> [Task details] Reproduce exactly the lines of the material beneath, from the line that contains "Recreate this image" to the line that contains "30, 28, 42]", both included, and no other lines.

> [Extracted material]

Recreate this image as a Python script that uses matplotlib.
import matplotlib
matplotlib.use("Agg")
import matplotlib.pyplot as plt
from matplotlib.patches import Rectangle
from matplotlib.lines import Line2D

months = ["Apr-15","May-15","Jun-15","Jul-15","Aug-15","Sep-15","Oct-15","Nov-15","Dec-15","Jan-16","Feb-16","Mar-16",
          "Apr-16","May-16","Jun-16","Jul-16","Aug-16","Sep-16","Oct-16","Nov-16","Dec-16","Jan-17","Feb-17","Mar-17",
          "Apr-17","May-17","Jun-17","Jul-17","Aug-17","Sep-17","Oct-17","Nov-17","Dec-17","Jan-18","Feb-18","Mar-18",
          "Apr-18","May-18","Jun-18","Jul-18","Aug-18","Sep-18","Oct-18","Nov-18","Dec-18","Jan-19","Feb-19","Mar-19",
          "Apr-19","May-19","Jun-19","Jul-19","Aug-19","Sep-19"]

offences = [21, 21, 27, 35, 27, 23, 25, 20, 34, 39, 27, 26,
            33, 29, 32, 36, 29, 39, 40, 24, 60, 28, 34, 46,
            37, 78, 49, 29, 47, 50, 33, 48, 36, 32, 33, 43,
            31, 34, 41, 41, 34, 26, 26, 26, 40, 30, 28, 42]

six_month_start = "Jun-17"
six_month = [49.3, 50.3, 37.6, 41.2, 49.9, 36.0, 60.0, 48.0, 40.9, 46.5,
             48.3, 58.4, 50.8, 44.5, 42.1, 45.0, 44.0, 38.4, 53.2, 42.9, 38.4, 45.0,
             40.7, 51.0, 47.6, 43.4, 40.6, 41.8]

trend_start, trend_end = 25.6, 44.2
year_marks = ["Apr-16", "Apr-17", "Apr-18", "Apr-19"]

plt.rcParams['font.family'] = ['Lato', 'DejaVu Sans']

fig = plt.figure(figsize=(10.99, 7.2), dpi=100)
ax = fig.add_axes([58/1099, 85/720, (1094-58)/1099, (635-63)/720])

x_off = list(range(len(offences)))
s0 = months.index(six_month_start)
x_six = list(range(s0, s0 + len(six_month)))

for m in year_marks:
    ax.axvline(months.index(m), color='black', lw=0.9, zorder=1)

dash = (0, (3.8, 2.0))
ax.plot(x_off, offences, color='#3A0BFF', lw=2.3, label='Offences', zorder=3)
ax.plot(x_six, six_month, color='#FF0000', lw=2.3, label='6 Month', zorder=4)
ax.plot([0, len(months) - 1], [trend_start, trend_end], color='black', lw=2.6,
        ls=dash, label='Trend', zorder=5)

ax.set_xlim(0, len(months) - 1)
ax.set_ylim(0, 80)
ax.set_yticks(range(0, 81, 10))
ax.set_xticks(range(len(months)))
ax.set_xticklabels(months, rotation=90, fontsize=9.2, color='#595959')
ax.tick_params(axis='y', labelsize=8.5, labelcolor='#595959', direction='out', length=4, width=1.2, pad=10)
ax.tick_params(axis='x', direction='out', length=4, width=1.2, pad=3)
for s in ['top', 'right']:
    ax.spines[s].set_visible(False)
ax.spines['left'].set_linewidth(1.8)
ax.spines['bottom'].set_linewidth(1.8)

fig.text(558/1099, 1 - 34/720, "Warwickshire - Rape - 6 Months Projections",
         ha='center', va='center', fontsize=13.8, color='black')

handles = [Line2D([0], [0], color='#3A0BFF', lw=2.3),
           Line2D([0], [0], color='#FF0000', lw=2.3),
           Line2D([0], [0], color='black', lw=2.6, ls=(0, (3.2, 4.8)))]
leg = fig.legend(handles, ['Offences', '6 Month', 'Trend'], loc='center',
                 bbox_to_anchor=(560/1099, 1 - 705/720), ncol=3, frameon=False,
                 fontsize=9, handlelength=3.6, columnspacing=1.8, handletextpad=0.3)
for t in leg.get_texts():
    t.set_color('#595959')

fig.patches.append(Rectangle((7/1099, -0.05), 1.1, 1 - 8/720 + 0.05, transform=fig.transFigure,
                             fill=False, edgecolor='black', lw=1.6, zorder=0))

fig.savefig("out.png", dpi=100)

---

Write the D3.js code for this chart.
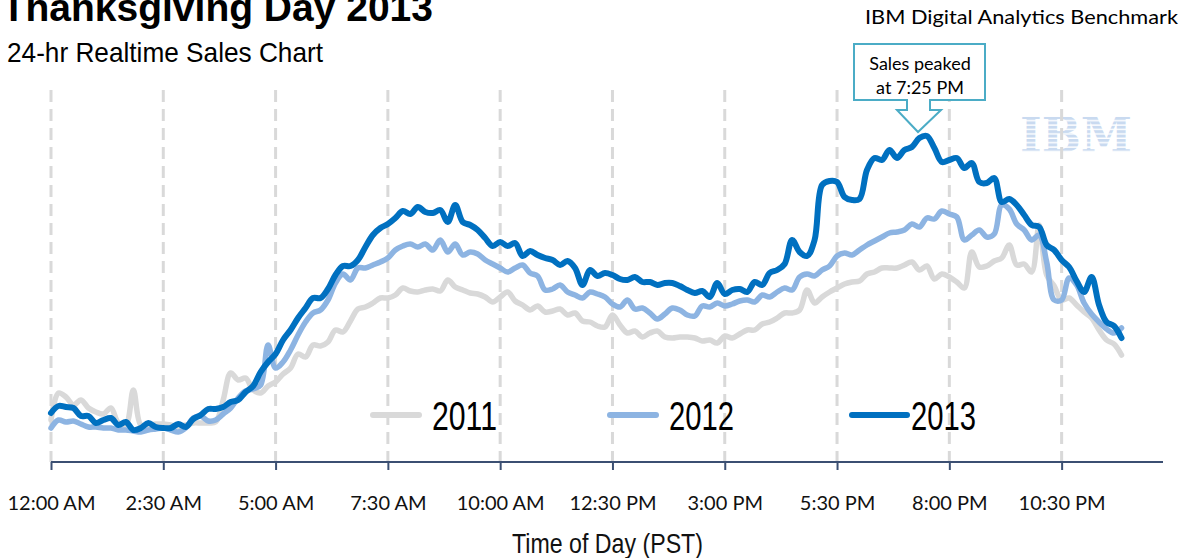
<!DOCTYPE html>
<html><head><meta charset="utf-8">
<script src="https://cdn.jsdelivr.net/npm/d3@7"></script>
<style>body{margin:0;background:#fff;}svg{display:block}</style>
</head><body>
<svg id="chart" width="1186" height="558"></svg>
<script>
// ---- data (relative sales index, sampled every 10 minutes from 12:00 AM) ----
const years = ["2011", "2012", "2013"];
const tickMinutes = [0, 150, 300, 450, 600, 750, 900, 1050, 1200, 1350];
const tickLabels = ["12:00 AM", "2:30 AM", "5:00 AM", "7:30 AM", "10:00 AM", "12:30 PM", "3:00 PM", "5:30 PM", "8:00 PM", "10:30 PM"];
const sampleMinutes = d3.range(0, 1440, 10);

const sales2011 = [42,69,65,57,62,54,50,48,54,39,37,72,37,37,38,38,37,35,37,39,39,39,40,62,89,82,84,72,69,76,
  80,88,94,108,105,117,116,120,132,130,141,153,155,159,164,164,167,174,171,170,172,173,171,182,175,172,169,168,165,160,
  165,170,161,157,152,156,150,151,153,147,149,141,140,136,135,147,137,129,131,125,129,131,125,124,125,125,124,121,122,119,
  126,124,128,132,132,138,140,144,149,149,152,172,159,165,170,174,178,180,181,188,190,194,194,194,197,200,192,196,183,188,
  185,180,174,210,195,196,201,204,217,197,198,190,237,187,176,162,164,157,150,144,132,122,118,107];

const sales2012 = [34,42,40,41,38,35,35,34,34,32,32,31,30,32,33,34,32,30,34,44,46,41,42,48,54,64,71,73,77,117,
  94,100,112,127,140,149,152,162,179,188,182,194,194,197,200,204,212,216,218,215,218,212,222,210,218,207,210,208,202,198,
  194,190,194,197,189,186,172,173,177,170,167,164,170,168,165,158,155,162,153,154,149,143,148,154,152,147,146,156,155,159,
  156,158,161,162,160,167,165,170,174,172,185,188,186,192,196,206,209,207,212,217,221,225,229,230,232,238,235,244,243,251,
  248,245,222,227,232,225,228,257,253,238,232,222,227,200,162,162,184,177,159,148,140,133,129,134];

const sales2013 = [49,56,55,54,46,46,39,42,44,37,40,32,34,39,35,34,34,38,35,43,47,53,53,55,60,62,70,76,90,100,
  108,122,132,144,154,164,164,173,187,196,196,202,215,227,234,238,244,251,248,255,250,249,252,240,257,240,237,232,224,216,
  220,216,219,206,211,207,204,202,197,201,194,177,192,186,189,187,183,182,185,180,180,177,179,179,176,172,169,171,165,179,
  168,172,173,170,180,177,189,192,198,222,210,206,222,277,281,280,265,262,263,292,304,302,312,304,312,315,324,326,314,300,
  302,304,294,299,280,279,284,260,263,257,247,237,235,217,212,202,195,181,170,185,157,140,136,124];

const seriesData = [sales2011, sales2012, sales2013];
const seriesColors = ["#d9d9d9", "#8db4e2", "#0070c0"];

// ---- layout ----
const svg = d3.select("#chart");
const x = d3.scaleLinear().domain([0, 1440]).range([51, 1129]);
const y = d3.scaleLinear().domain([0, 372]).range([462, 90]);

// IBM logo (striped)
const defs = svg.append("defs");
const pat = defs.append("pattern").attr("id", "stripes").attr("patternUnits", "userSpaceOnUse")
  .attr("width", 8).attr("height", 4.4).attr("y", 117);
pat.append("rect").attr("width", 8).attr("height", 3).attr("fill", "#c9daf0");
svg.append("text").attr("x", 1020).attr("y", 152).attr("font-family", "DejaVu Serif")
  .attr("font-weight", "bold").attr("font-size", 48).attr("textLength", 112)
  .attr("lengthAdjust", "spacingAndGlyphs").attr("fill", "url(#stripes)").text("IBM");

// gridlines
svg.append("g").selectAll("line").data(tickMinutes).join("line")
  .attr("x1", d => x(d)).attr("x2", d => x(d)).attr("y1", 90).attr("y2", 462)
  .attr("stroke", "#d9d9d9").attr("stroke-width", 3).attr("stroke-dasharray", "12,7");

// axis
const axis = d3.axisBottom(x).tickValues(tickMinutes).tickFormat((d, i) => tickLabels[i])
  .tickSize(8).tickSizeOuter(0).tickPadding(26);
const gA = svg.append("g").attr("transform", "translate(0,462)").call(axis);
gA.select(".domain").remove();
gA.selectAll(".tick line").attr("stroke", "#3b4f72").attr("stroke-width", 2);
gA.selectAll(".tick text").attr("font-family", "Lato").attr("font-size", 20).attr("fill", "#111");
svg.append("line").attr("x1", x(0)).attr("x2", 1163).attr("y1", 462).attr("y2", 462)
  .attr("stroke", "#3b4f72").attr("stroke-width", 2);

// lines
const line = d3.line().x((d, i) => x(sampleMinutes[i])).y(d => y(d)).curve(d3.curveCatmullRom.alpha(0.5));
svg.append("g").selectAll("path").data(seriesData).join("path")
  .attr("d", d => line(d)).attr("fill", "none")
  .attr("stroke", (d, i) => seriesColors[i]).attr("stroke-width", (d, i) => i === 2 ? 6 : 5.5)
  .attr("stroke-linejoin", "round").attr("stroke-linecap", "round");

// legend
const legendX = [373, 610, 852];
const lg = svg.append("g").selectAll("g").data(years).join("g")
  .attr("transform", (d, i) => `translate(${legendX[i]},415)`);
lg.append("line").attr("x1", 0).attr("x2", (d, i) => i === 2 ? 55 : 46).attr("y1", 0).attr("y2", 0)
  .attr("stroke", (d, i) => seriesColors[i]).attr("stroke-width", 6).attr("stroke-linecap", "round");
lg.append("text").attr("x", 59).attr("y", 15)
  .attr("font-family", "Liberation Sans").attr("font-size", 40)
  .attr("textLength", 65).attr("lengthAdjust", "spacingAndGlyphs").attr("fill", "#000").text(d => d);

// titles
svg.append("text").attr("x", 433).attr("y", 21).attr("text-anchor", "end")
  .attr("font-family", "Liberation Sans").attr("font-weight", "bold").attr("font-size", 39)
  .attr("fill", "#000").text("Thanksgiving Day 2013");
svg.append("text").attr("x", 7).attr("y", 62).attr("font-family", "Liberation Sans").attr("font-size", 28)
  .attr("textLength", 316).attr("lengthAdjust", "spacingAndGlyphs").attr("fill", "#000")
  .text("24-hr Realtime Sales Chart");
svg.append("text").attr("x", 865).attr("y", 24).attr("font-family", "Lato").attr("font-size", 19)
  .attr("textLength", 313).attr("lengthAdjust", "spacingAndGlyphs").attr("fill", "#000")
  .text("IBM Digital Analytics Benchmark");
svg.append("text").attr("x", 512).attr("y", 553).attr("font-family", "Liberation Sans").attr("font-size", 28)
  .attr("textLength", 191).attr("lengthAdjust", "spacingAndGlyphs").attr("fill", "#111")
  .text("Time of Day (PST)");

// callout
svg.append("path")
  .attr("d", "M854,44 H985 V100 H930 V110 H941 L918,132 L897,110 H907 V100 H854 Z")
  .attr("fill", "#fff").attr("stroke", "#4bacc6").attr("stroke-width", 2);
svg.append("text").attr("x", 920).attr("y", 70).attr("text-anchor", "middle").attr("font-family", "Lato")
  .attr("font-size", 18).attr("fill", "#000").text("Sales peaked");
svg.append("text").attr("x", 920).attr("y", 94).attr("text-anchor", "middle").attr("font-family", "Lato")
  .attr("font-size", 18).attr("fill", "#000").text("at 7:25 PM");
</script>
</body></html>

> [Reply to the exercise]
Recreate this image as a Python script that uses matplotlib.
import matplotlib
matplotlib.use("Agg")
import matplotlib.pyplot as plt
from matplotlib.patches import Rectangle
from matplotlib.lines import Line2D

months = ["Apr-15","May-15","Jun-15","Jul-15","Aug-15","Sep-15","Oct-15","Nov-15","Dec-15","Jan-16","Feb-16","Mar-16",
          "Apr-16","May-16","Jun-16","Jul-16","Aug-16","Sep-16","Oct-16","Nov-16","Dec-16","Jan-17","Feb-17","Mar-17",
          "Apr-17","May-17","Jun-17","Jul-17","Aug-17","Sep-17","Oct-17","Nov-17","Dec-17","Jan-18","Feb-18","Mar-18",
          "Apr-18","May-18","Jun-18","Jul-18","Aug-18","Sep-18","Oct-18","Nov-18","Dec-18","Jan-19","Feb-19","Mar-19",
          "Apr-19","May-19","Jun-19","Jul-19","Aug-19","Sep-19"]

offences = [21, 21, 27, 35, 27, 23, 25, 20, 34, 39, 27, 26,
            33, 29, 32, 36, 29, 39, 40, 24, 60, 28, 34, 46,
            37, 78, 49, 29, 47, 50, 33, 48, 36, 32, 33, 43,
            31, 34, 41, 41, 34, 26, 26, 26, 40, 30, 28, 42]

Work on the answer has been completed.